I am studying measure theory, and I bumped in the the following: Let $X$ and $Y$ be two independent random variables with distributions $P_X$ and $P_Y$ respectively. A lot of sources conclude (or use in) the convolution theorem that $P_{X+Y} = P_{X} * P_{Y}$. However, I do not see how this can be proved using measure theory.
The definition concerning convolution I am given from my lecture notes is the following:
$\textit{Let } f,g: \bar{\mathbb{R}} \to [0,\infty) \textit{ be Lebesgue measurable. The convolution product of $f$ and $g$ is defined by}$ $$h(x) = \int_{\bar{\mathbb{R}}} f(x-y)g(y) \; \mathrm{d}m(y), $$ $\forall x \in \bar{\mathbb{R}}\textit{ for which the integrand is Lebesgue integrable.}$ $\textit{The function $h$ is called the convolution of $f$ and $g$, denoted by $h=f*g$}.$
Can anyone explain to me how $P_{X+Y} = P_{X} * P_{Y}$?

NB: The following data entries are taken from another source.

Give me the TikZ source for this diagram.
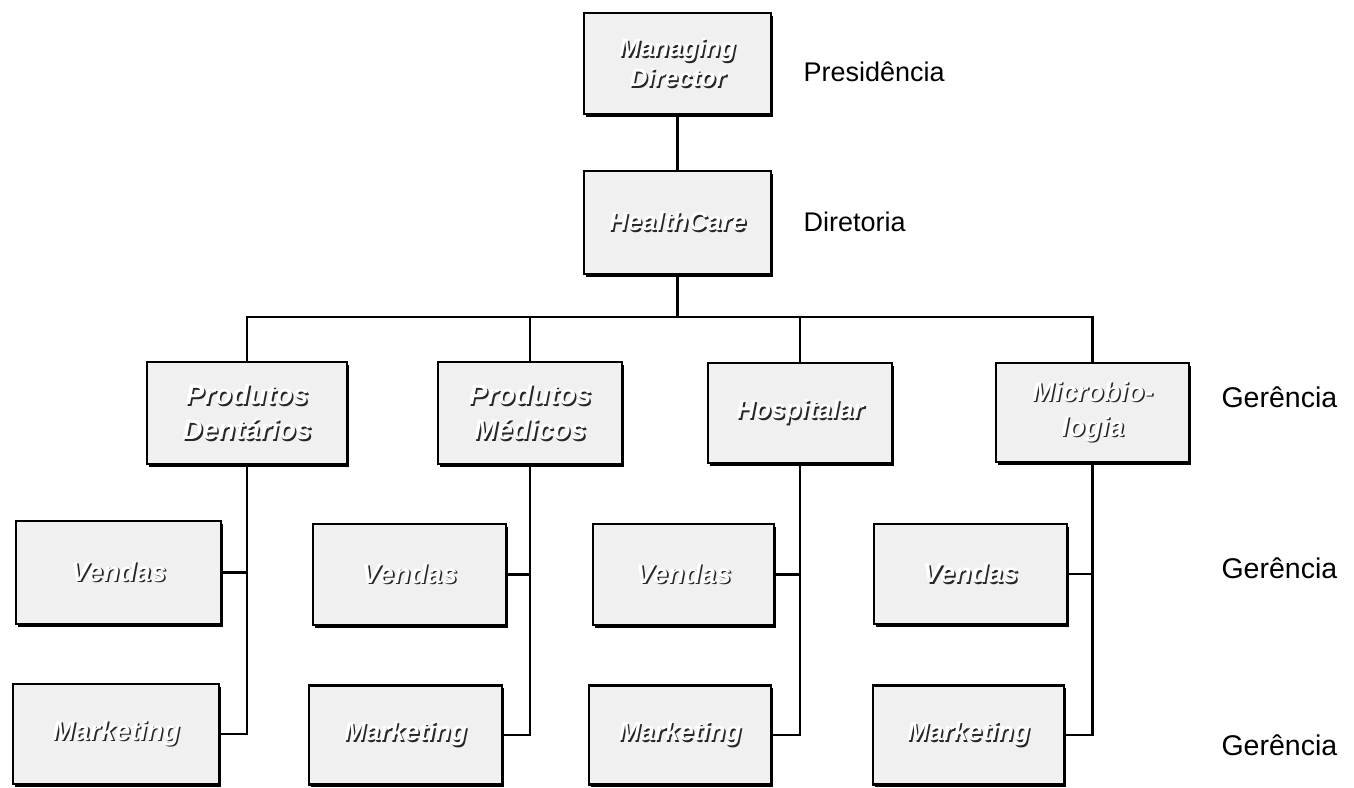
\documentclass[tikz,border=0pt]{standalone}
\usepackage{fontspec}
\setmainfont{Liberation Sans}
\usetikzlibrary{shadows}
% white lettering with a dark offset copy underneath
\newcommand\embossed[1]{\makebox[0pt][l]{\hspace{1.6pt}\raisebox{-1.6pt}{\textcolor{black!85}{#1}}}\textcolor{white}{#1}}

\begin{document}
\begin{tikzpicture}[x=1pt,y=-1pt,
  unit/.style={draw=black, line width=2.3pt, fill=black!6, rectangle, inner sep=0pt,
    align=center, font=\fontsize{26}{33}\selectfont\bfseries\itshape,
    drop shadow={shadow xshift=1.6pt, shadow yshift=-2.6pt, fill=black, opacity=1}},
  orgbox/.style 2 args={unit, minimum width=#1, minimum height=#2},
  link/.style={line width=2.2pt},
  level/.style={anchor=west, font=\fontsize{27}{30}\selectfont}]

\useasboundingbox (0,0) rectangle (1354,787);

% top of the hierarchy
\node[orgbox={187pt}{101pt}, font=\fontsize{25}{30}\selectfont\bfseries\itshape] (md) at (677.5,63.5) {\embossed{Managing}\\\embossed{Director}};
\node[orgbox={187pt}{103pt}] (hc) at (677.5,222.5) {\embossed{HealthCare}};

% divisions
\node[orgbox={200pt}{102pt}, font=\fontsize{28}{35}\selectfont\bfseries\itshape] (g1) at (247,413) {\embossed{Produtos}\\\embossed{Dentários}};
\node[orgbox={184pt}{102pt}, font=\fontsize{28}{35}\selectfont\bfseries\itshape] (g2) at (530,413) {\embossed{Produtos}\\\embossed{Médicos}};
\node[orgbox={184pt}{100pt}] (g3) at (800,413) {\embossed{Hospitalar}};
\node[orgbox={193pt}{99pt}, font=\fontsize{27}{35}\selectfont\bfseries\itshape] (g4) at (1092.5,412.5) {\embossed{Microbio-}\\\embossed{logia}};

% sales units
\node[orgbox={205pt}{103pt}, font=\fontsize{27}{33}\selectfont\bfseries\itshape] (v1) at (118.5,572.5) {\embossed{Vendas}};
\node[orgbox={193pt}{101pt}, font=\fontsize{27}{33}\selectfont\bfseries\itshape] (v2) at (409.5,574.5) {\embossed{Vendas}};
\node[orgbox={181pt}{101pt}, font=\fontsize{27}{33}\selectfont\bfseries\itshape] (v3) at (683.5,574.5) {\embossed{Vendas}};
\node[orgbox={193pt}{100pt}, font=\fontsize{27}{33}\selectfont\bfseries\itshape] (v4) at (970.5,574) {\embossed{Vendas}};

% marketing units
\node[orgbox={206pt}{100pt}, font=\fontsize{27}{33}\selectfont\bfseries\itshape] (k1) at (116,734) {\embossed{Marketing}};
\node[orgbox={193pt}{99pt}] (k2) at (405.5,735) {\embossed{Marketing}};
\node[orgbox={182pt}{99pt}] (k3) at (680,735) {\embossed{Marketing}};
\node[orgbox={191pt}{99pt}] (k4) at (968.5,735) {\embossed{Marketing}};

% connectors
\coordinate (bus) at (677.5,317);
\draw[link] (md.south) -- (hc.north);
\draw[link] (hc.south) -- (bus);
\draw[link] (g1.north) -- (g1.north |- bus) -- (g4.north |- bus) -- (g4.north);
\draw[link] (g2.north) -- (g2.north |- bus);
\draw[link] (g3.north) -- (g3.north |- bus);

\foreach \g/\v/\k in {g1/v1/k1, g2/v2/k2, g3/v3/k3, g4/v4/k4}{
  \draw[link] (\g.south) |- (\k.east);
  \draw[link] (\v.east) -- (\v.east -| \g.south);
}

% level labels
\node[level] (pres) at (800,72) {Presidência};
\node[level] (dir) at (800,222) {Diretoria};
\node[level, font=\fontsize{28.5}{32}\selectfont] (ger1) at (1218,397) {Gerência};
\node[level, font=\fontsize{28.5}{32}\selectfont] (ger2) at (1218,568) {Gerência};
\node[level, font=\fontsize{28.5}{32}\selectfont] (ger3) at (1218,745) {Gerência};
\end{tikzpicture}
\end{document}
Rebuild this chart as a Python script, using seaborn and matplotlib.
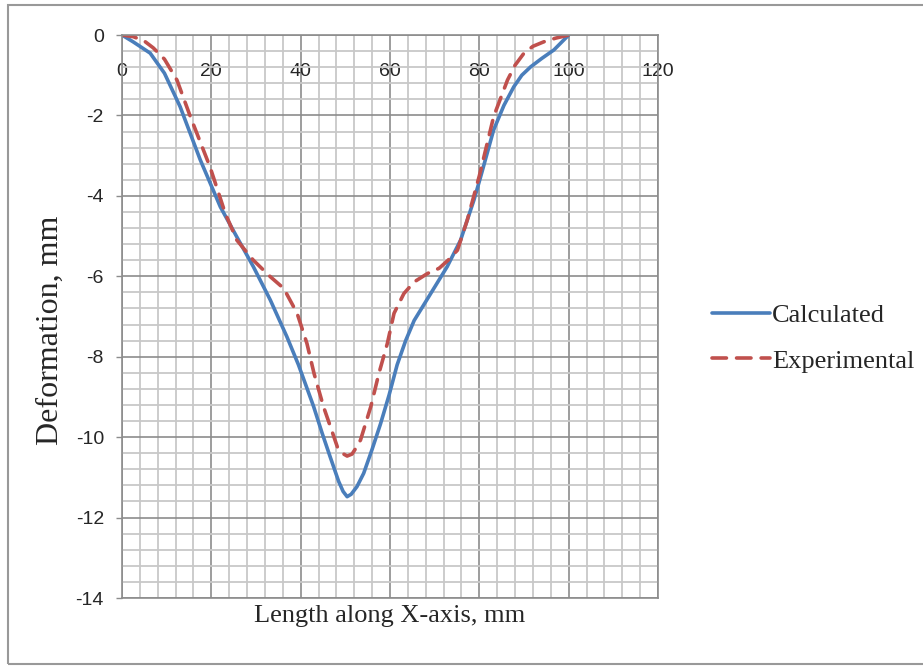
import matplotlib
matplotlib.use("Agg")
import matplotlib.pyplot as plt
from matplotlib.patches import Rectangle
from matplotlib.ticker import MultipleLocator
import seaborn as sns
import pandas as pd

# values
calc_x = [0, 2.5, 6.3, 9.5, 13, 17.5, 22, 25.7, 29.4, 33.2, 36.9, 39.5, 42.9, 44.8,
          46.6, 48.5, 49.5, 50.4, 51.3, 52.6, 54.1, 56, 57.9, 59.8, 61.6, 63.5, 65.4,
          69.1, 72.8, 75.8, 78.8, 80.3, 83.2, 85.5, 87.7, 89.5, 91.5, 94, 96.7, 100]
calc_y = [0, -0.17, -0.45, -0.95, -1.78, -3.1, -4.27, -5.02, -5.76, -6.59, -7.5, -8.2,
          -9.24, -9.9, -10.49, -11.1, -11.35, -11.48, -11.42, -11.23, -10.9, -10.3,
          -9.66, -8.95, -8.2, -7.6, -7.1, -6.43, -5.76, -5.1, -4.1, -3.52, -2.36, -1.75,
          -1.29, -1.0, -0.79, -0.58, -0.37, 0]

exp_x = [0, 2.5, 5, 7, 9.5, 12.3, 15.3, 19.7, 23.1, 25.7, 29.4, 33.2, 36.2, 39.2, 41.4,
         43, 45.1, 47, 48.2, 49.3, 50.4, 51.5, 52.5, 53.4, 55.7, 57.5, 59.4, 60.9,
         63.1, 65.4, 68.4, 71, 73, 75.1, 77.3, 80, 83.2, 86.3, 88, 90, 92, 94.4, 97, 100]
exp_y = [0, -0.04, -0.15, -0.32, -0.6, -1.12, -2.03, -3.28, -4.43, -5.1, -5.6, -6.01,
         -6.3, -6.92, -7.67, -8.42, -9.24, -9.85, -10.24, -10.4, -10.47, -10.42, -10.25,
         -10.07, -9.24, -8.42, -7.67, -6.92, -6.43, -6.14, -5.93, -5.8, -5.6, -5.35,
         -4.6, -3.5, -2.03, -1.12, -0.75, -0.45, -0.28, -0.17, -0.08, 0]

series_names = ["Calculated", "Experimental"]
x_ticks = [0, 20, 40, 60, 80, 100, 120]
y_ticks = [0, -2, -4, -6, -8, -10, -12, -14]

df = pd.concat([
    pd.DataFrame({"x": calc_x, "y": calc_y, "series": series_names[0]}),
    pd.DataFrame({"x": exp_x, "y": exp_y, "series": series_names[1]}),
])

sns.set_style("white")
plt.rcParams["font.family"] = ["Liberation Sans", "DejaVu Sans"]
plt.rcParams["axes.unicode_minus"] = False

fig = plt.figure(figsize=(9.23, 6.66), dpi=100)
ax = fig.add_axes([0.1322, 0.1021, 0.5807, 0.8453])

sns.lineplot(data=df, x="x", y="y", hue="series", style="series",
             palette={"Calculated": "#4a7ebb", "Experimental": "#c0504d"},
             dashes={"Calculated": "", "Experimental": (4, 2.8)},
             estimator=None, sort=False, linewidth=2.6, legend=False, ax=ax)
for ln in ax.lines:
    ln.set_solid_joinstyle("round")
    ln.set_dash_joinstyle("round")
    ln.set_dash_capstyle("round")

ax.set_xlim(0, 120)
ax.set_ylim(-14, 0)
ax.set_xticks(x_ticks)
ax.set_yticks(y_ticks)
ax.xaxis.set_minor_locator(MultipleLocator(4))
ax.yaxis.set_minor_locator(MultipleLocator(0.4))
ax.grid(which="major", color="#8c8c8c", linewidth=1.2)
ax.grid(which="minor", color="#c8c8c8", linewidth=1.3)
ax.set_axisbelow(True)

# x axis crosses at y=0 (top), labels drawn just below it
ax.tick_params(axis="x", which="both", bottom=False, labelbottom=False,
               top=False, labeltop=True, pad=-36, labelsize=14)
ax.tick_params(axis="y", which="major", left=True, length=4, width=1,
               color="#8c8c8c", pad=9, labelsize=14, direction="out")
ax.tick_params(axis="y", which="minor", left=False)
for s in ax.spines.values():
    s.set_color("#8c8c8c")
    s.set_linewidth(1.2)

ax.set_xlabel("Length along X-axis, mm", family=["Liberation Serif"], fontsize=19, va="top")
ax.set_ylabel("Deformation, mm", family=["Liberation Serif"], fontsize=23)
ax.xaxis.set_label_coords(0.5, -0.012)
ax.yaxis.set_label_coords(-0.106, 0.476)

ax.legend(ax.lines[:2], series_names, loc="center left",
          bbox_to_anchor=(0.771, 0.4925), bbox_transform=fig.transFigure,
          frameon=False, prop={"family": "Liberation Serif", "size": 19},
          handlelength=2.2, handletextpad=0.1, labelspacing=0.85,
          borderpad=0, borderaxespad=0)

fig.patches.append(Rectangle((0.009, 0.003), 1.0, 0.989, transform=fig.transFigure,
                             fill=False, edgecolor="#999999", linewidth=1.5))

fig.savefig("out.png", dpi=100)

Let $Z:=(X,Y)$, then we have that $$ \Pr[X+Y\leqslant c]:=\Pr(\{\omega \in \Omega :X(\omega )+Y(\omega )\leqslant c\})\\ =\Pr(\{\omega \in \Omega :x+y\leqslant c\,\land\,(X(\omega ), Y(\omega ))=(x,y)\})\\ =\Pr(\{\omega \in \Omega :x+y\leqslant c\,\land\,Z(\omega)=(x,y)\})\tag1 $$ Because $X$ and $Y$ are independent then $F_Z=F_X\cdot F_Y$, that is, the distribution of $Z$ is the product of the distributions of $X$ and $Y$; and from $\mathrm{(1)} $ we find that $\Pr[X+Y\leqslant c]=\Pr[Z\in S_c]$ for $S_c:=\{(x,y)\in \Bbb R ^2:x+y\leqslant c\}$, so $$ \Pr[X+Y\leqslant c]=\iint \mathbf{1}_{S_c}(x,y)\,\mathrm d F_X(x) \,\mathrm d F_Y(y)\tag2 $$ Now, the convolution of two measures $\mu $ and $\nu $ is defined by $$ \mu *\nu (A):=\iint \mathbf{1}_{A}(x+y)\,\mathrm d \mu(x) \,\mathrm d \nu(y) \tag3 $$ In our case $$ \,\mathrm d F_X*\,\mathrm d F_Y(A):=\iint \mathbf{1}_{A}(x+y)\,\mathrm d F_X(x) \,\mathrm d F_Y(y)\tag4 $$ Equating both definitions we need to show that $$ \mathbf{1}_{S_c}(x,y)=\mathbf{1}_{(-\infty ,c]}(x+y)\tag5 $$ what is not hard to see using the definition of $S_c$.